It's last Wednesday, and Sharon Parker, a lottery regular from Swissvale, Pennsylvania, wins $16 in the Powerball.
It's not exactly enough to retire on, so Sharon does what lottery players do: She plows the $16 back into Thursday's Big Four at a convenience store downtown Pittsburgh near Kaufmann's.
That night, when she calls her mother for the numbers, it turns out to be another loss for Sharon, so she tears the tickets in half and drops them in a trash can at Fifth and Smithfield.
Back home in Swissvale, she finds out from the late TV news that mom had the numbers jumbled. The correct version shows that Sharon, who is 35 and is taking community college courses, has won $200. That's not retirement either, but it's enough to make her feel bad and leap into action. So next morning, at the crack of pre-dawn — 5:40 to be precise — Sharon is at Fifth and Smithfield with gloves on, flashlight in hand.
She remembers that the can she threw the ripped-up tickets in had apparently just been emptied, so she figures she has a shot. A Department of Public Works crew has already been through and bagged the trash for pickup.
Sharon starts to tear into the bags, but finds there are more people than she thought Downtown at 5:40 a.m. This stops her: Must work through official channels.
She calls DPW and tells them she's lost "an important piece of paper." The answer she gets is surprising: They'll send someone in 10 minutes. That someone turns out to be Matt Mazza. Sharon tells Matt exactly what the "important piece of paper" is. He does not roll his eyes. Far from it. He's a man on a mission.
Sharon is not sure which of four trash cans at the busy intersection might contain her prize. The first bag yields a bunch of slimy lottery tickets, but not Sharon's.

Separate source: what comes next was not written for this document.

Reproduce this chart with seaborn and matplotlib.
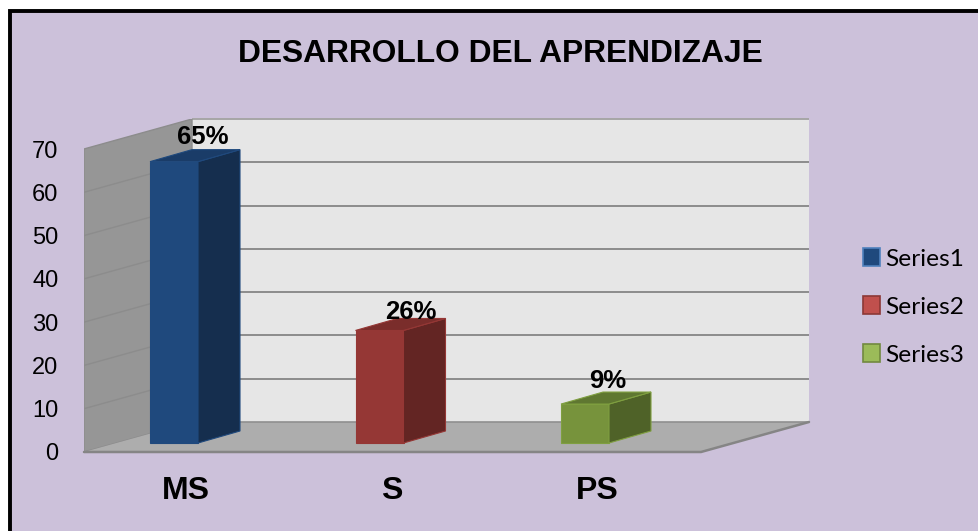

Second bag, nothing. Sharon is starting to lose heart. Hey, $200 is not the end of the world.
Third bag, nothing. She's getting angry and frustrated, ready to give up. "I'm one of little faith," Sharon would say later. "I'm real pessimistic."
Matt is not. No, we're not stopping, he tells Sharon.
Now, the fourth and final bag: The very first thing Matt pulls out is a lottery ticket in perfect shape. It is Sharon's ticket, not ripped in half as she "clearly" remembered but a ticket crying out for redemption. Yelling and weeping, she hugs Matt, once, twice, three times, and goes right into the store to cash in it.
But for Sharon Parker, this surprising little episode isn't all about money. She sends Matt a card and a reward.
"I needed the money, of course," she told The Morning File, "but it was more like a story of Matt showing me how to have faith and to be optimistic."